YOUR TASK:
Report each line of the data that includes the word "this".

SUPPLIED MATERIAL:
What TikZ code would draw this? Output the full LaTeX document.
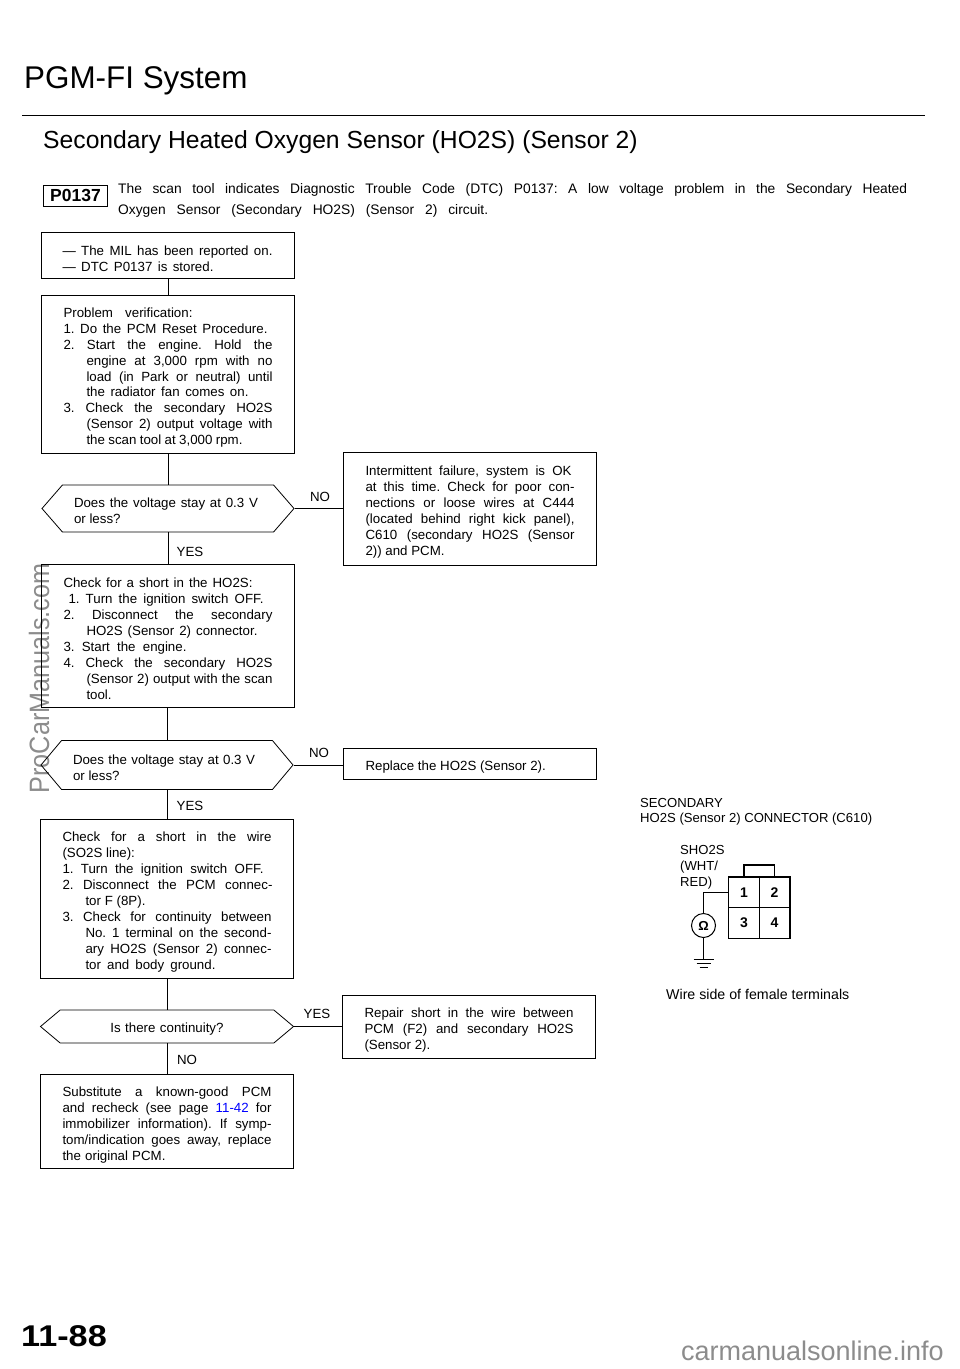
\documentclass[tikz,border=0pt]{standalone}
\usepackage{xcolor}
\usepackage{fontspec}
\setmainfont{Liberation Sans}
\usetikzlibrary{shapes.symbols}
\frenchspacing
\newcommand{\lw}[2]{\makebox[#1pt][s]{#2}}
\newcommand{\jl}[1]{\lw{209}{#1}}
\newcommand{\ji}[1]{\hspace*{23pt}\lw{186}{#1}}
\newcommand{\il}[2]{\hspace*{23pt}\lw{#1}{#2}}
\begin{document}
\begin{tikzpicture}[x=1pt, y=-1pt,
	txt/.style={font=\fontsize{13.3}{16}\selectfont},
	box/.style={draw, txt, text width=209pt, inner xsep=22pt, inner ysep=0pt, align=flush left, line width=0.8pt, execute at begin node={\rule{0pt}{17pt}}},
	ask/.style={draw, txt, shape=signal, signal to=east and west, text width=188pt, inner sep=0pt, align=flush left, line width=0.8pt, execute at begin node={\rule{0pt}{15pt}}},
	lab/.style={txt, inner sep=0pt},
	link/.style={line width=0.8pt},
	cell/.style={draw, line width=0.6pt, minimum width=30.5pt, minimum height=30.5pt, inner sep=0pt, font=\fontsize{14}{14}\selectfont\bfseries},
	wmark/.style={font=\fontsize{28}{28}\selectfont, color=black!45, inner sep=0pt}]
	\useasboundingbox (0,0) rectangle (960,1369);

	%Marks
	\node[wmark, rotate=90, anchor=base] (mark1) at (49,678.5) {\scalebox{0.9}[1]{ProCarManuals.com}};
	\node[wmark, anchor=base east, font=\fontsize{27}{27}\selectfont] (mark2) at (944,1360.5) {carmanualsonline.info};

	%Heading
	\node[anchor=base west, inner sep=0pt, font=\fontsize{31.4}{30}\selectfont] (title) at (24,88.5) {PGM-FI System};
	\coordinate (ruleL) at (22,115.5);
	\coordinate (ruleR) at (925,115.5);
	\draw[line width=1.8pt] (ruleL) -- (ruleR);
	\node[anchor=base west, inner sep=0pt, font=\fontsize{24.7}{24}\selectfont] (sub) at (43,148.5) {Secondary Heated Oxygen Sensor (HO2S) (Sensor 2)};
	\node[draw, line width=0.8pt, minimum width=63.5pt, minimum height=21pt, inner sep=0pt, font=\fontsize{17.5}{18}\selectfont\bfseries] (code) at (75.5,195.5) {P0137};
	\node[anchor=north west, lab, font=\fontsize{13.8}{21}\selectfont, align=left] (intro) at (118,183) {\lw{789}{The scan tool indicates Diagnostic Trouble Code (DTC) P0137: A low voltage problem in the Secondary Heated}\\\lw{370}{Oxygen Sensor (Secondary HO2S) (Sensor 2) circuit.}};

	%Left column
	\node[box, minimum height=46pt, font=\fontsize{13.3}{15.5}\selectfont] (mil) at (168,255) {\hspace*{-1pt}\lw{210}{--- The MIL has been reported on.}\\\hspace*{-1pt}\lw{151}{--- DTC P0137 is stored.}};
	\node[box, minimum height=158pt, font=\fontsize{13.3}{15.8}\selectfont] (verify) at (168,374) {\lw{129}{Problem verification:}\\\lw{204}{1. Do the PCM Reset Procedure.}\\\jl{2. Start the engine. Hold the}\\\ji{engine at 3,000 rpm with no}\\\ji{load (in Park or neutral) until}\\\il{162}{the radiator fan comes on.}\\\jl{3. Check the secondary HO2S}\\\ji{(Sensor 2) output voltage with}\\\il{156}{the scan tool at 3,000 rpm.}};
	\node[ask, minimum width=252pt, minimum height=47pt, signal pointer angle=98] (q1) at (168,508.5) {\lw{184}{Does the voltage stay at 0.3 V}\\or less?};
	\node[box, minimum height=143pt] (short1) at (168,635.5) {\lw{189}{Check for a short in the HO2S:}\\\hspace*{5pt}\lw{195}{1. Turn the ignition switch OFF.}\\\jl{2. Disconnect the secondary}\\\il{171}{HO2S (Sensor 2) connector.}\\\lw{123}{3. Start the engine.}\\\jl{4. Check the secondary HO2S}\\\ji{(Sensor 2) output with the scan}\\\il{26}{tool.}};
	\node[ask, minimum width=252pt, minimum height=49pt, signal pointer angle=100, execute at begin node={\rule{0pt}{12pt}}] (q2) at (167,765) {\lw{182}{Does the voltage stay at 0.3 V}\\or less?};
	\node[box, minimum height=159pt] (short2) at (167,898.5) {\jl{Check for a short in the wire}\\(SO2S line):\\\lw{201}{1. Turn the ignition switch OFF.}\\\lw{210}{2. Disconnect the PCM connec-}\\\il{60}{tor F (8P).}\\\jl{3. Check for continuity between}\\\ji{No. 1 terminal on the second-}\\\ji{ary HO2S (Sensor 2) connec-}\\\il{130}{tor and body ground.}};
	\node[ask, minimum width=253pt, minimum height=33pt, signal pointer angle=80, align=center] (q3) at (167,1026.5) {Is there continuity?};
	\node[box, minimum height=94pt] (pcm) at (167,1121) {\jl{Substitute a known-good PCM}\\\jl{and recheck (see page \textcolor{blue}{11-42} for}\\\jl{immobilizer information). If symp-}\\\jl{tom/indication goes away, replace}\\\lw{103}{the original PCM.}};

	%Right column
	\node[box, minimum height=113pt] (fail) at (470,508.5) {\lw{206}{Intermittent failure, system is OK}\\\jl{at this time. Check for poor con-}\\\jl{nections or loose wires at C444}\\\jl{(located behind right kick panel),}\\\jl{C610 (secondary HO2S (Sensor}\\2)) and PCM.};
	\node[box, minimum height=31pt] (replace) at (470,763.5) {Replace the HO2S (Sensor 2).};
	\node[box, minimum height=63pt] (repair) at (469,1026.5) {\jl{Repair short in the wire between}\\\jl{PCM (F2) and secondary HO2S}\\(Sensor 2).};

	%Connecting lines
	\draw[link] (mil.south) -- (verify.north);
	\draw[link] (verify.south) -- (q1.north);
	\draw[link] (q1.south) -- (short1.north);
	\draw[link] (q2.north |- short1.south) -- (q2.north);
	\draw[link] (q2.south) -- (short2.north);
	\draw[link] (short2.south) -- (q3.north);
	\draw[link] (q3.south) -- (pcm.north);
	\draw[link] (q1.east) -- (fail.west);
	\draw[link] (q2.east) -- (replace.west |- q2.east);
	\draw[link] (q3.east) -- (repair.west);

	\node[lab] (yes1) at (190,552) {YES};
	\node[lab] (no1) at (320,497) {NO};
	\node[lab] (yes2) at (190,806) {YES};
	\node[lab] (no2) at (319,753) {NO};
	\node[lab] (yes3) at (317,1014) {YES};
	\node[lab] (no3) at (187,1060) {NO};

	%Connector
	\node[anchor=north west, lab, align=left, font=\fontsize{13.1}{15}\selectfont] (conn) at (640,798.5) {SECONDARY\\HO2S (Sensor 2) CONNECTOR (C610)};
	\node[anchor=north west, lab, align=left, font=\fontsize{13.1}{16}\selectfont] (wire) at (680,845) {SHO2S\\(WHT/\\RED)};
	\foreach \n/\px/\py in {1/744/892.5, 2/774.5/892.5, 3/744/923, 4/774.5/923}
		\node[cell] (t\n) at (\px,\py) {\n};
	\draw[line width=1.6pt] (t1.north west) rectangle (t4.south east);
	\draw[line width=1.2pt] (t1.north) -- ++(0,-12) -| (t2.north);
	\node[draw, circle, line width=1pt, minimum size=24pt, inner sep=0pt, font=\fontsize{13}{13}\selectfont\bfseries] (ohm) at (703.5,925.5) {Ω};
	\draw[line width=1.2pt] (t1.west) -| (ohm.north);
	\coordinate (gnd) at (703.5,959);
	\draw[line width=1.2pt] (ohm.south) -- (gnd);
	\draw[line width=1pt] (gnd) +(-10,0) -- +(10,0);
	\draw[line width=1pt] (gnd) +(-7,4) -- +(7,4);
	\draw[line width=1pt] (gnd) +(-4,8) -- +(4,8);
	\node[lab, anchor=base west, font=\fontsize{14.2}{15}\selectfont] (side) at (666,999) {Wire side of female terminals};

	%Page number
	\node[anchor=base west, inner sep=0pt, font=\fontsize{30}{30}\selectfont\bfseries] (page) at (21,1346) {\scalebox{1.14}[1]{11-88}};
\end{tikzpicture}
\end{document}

ANSWER TO THE TASK:
What TikZ code would draw this? Output the full LaTeX document.
	\node[box, minimum height=113pt] (fail) at (470,508.5) {\lw{206}{Intermittent failure, system is OK}\\\jl{at this time. Check for poor con-}\\\jl{nections or loose wires at C444}\\\jl{(located behind right kick panel),}\\\jl{C610 (secondary HO2S (Sensor}\\2)) and PCM.};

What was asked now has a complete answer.